# Pretty good blacktip from the Kayak



## keperry1182 (Oct 6, 2010)

Went out a couple days ago after work and tried between the jetties (pensacola pass) for some blacktips from the Kayak. I was using smaller live baits trying to catch a smaller shark for the table. Set my bait out and peddled up close to the beach so I'd be out of the way of the fishing boat superhighway out there and started to fart around with a popping cork rig. My shark rig started screaming aabout an hour later and the fight was on. I tried to get off the anchor but the shark was pulling me so hard that I couldn't get to it, I eventually cut off the anchor rig so that I could get to the beach if I needed to. All of the line and the anchor was recovered BTW. I leadered the shark beside the kayak and headed to the beach to land her because I was by myself out there. She was 5ft to the base of the tail and 36ish inches around at the widest point. One hell of a fight in her, I edited out most of the video but it was a thirty minute file on the gopro to start with.


----------



## Jason (Oct 2, 2007)

Nice....looks real fat to be a blackie....That's a few good meals there!!! CONGRATS!


----------



## Ugly 1 (Feb 8, 2013)

That looked fun as hell!!!!! Great Job! UGLY


----------



## Disco (Aug 21, 2013)

Looks like fun!!!


----------



## Loruna (Aug 3, 2013)

Kick ass!


----------



## MoganMan (Feb 24, 2013)

Kayak fishing for a shark? Now that's BA, grats on the catch man!


----------



## lowprofile (Jan 6, 2013)

nice blacktip. she was super fat. prego i assume. 
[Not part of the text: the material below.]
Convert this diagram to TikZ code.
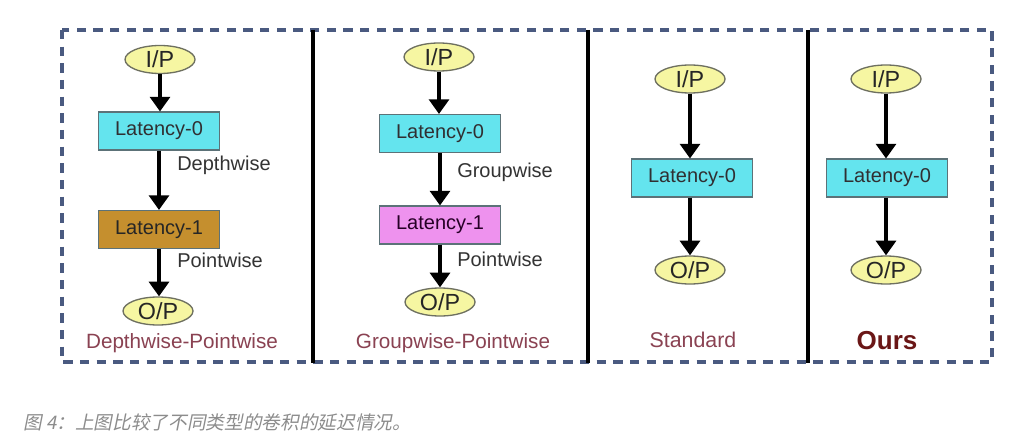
\documentclass[tikz,border=0pt]{standalone}
\usepackage{fontspec}
\setmainfont{Liberation Sans}
\newfontfamily\cjkfont[FakeSlant=0.2]{Noto Sans CJK SC}
\usetikzlibrary{shapes.geometric,arrows.meta}
\definecolor{dashblue}{HTML}{4A5A80}
\definecolor{iofill}{HTML}{F6F6A2}
\definecolor{ioline}{HTML}{6E7060}
\definecolor{cyanbox}{HTML}{64E4EE}
\definecolor{brownbox}{HTML}{C58F2E}
\definecolor{pinkbox}{HTML}{EE92EE}
\definecolor{boxline}{HTML}{5C7278}
\definecolor{labgray}{HTML}{333333}
\definecolor{capred}{HTML}{8A4252}
\definecolor{oursred}{HTML}{6A1616}
\definecolor{captiongray}{HTML}{8C8C8C}
\tikzset{
  iobox/.style={ellipse, draw=ioline, line width=1pt, fill=iofill, inner sep=0pt,
    minimum width=52.5pt, minimum height=21pt, text height=12.5pt, text depth=0pt,
    font=\fontsize{17.5}{17.5}\selectfont, text=black!85},
  latbox/.style={rectangle, draw=boxline, line width=0.8pt, inner sep=0pt,
    minimum width=90.75pt, minimum height=28.5pt, font=\fontsize{15}{15}\selectfont},
  lat0/.style={latbox, fill=cyanbox, text=black!80!cyan!40!black},
  lat1b/.style={latbox, fill=brownbox, text=black!85},
  lat1p/.style={latbox, fill=pinkbox, text=black!70!violet},
  oplabel/.style={anchor=west, inner sep=0pt, text=labgray, font=\fontsize{15}{15}\selectfont},
  paneltitle/.style={inner sep=0pt, text=capred, font=\fontsize{15.5}{15.5}\selectfont},
  flow/.style={-{Triangle[width=15pt,length=11pt]}, line width=2.4pt, black},
  divider/.style={line width=2.3pt, black},
  borderdash/.style={line width=2.6pt, dashblue, dash pattern=on 7pt off 5.5pt}
}
\begin{document}
\begin{tikzpicture}[x=0.75pt,y=-0.75pt]
\useasboundingbox (0,0) rectangle (1013,442);
\fill[white] (0,0) rectangle (1013,442);
% frame
\draw[borderdash] (62,30) rectangle (992,362);
\draw[divider] (313,30) -- (313,363);
\draw[divider] (588,30) -- (588,363);
\draw[divider] (808,30) -- (808,363);
% panel 1
\node[iobox] (ip1) at (160,59.5) {I/P};
\node[lat0] (l01) at (159,131) {Latency-0};
\node[lat1b] (l11) at (159,229.5) {Latency-1};
\node[iobox] (op1) at (158,311) {O/P};
\draw[flow] (ip1 |- ip1.south) -- (ip1 |- l01.north);
\draw[flow] (l01) -- (l11);
\draw[flow] (l11 |- l11.south) -- (l11 |- op1.north);
\node[oplabel] (dw) at (177,165) {Depthwise};
\node[oplabel] (pw1) at (177,260) {Pointwise};
\node[paneltitle] (t1) at (182,343) {Depthwise-Pointwise};
% panel 2
\node[iobox] (ip2) at (439,57) {I/P};
\node[lat0] (l02) at (440,133.5) {Latency-0};
\node[lat1p] (l12) at (440,225) {Latency-1};
\node[iobox] (op2) at (440,302) {O/P};
\draw[flow] (ip2 |- ip2.south) -- (ip2 |- l02.north);
\draw[flow] (l02) -- (l12);
\draw[flow] (l12) -- (op2);
\node[oplabel] (gw) at (457,172) {Groupwise};
\node[oplabel] (pw2) at (457,259) {Pointwise};
\node[paneltitle] (t2) at (453,343) {Groupwise-Pointwise};
% panel 3
\node[iobox] (ip3) at (690,79) {I/P};
\node[lat0] (l03) at (692,178) {Latency-0};
\node[iobox] (op3) at (690,270) {O/P};
\draw[flow] (ip3 |- ip3.south) -- (ip3 |- l03.north);
\draw[flow] (op3 |- l03.south) -- (op3);
\node[paneltitle, font=\fontsize{16}{16}\selectfont] (t3) at (693,340) {Standard};
% panel 4
\node[iobox] (ip4) at (886,79) {I/P};
\node[lat0] (l04) at (887,178) {Latency-0};
\node[iobox] (op4) at (886,270) {O/P};
\draw[flow] (ip4 |- ip4.south) -- (ip4 |- l04.north);
\draw[flow] (op4 |- l04.south) -- (op4);
\node[inner sep=0pt, text=oursred, font=\fontsize{19.5}{19.5}\selectfont\bfseries] (t4) at (887,341) {Ours};
% caption
\node[anchor=west, inner sep=0pt, text=captiongray, font=\cjkfont\fontsize{14}{14}\selectfont] (cap) at (23,422) {图 4：上图比较了不同类型的卷积的延迟情况。};
\end{tikzpicture}
\end{document}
they sure are fun from the yak.


----------



## keperry1182 (Oct 6, 2010)

She was carrying two pups. I put both in the water and they swam off. They were completly developed when I removed them.


----------



## No Stress (Oct 21, 2011)

Good Video, glad you edited it to the best parts!!
Fun to watch


----------



## Night Wing (May 16, 2011)

Nice video. Blacktip is my favorite shark to eat.


----------



## steve1029 (Feb 8, 2012)

Nice Job!


----------



## tank banger (Oct 2, 2012)

Very nice!!!:notworthy:


----------



## johnf (Jan 20, 2012)

Nice video and shark. How do you target the little ones?


----------



## DLo (Oct 2, 2007)

Dammit, what happens to Sherry and Sonny? Nice catch by the way.


----------



## keperry1182 (Oct 6, 2010)

Thats "the road goes on forever" by Robert Earl Keen. Pretty good tune


----------



## grey ghost (Jul 24, 2011)

Nice shark, i know that was a blast from a yak! Change your member name to OBGYNSHARKDOC! LOL, cool that pups swam off! By the way, what is lengh for Ala state waters for black tip 54"??


----------



## keperry1182 (Oct 6, 2010)

http://www.outdooralabama.com/fishing/saltwater/regulations/limits/


----------



## keperry1182 (Oct 6, 2010)

http://m.myfwc.com/fishing/saltwater/recreational/#/fishing/saltwater/recreational/sharks/


----------



## grey ghost (Jul 24, 2011)

ten4 thanks


----------



## cliphord (Oct 28, 2011)

Delicious!!!!


----------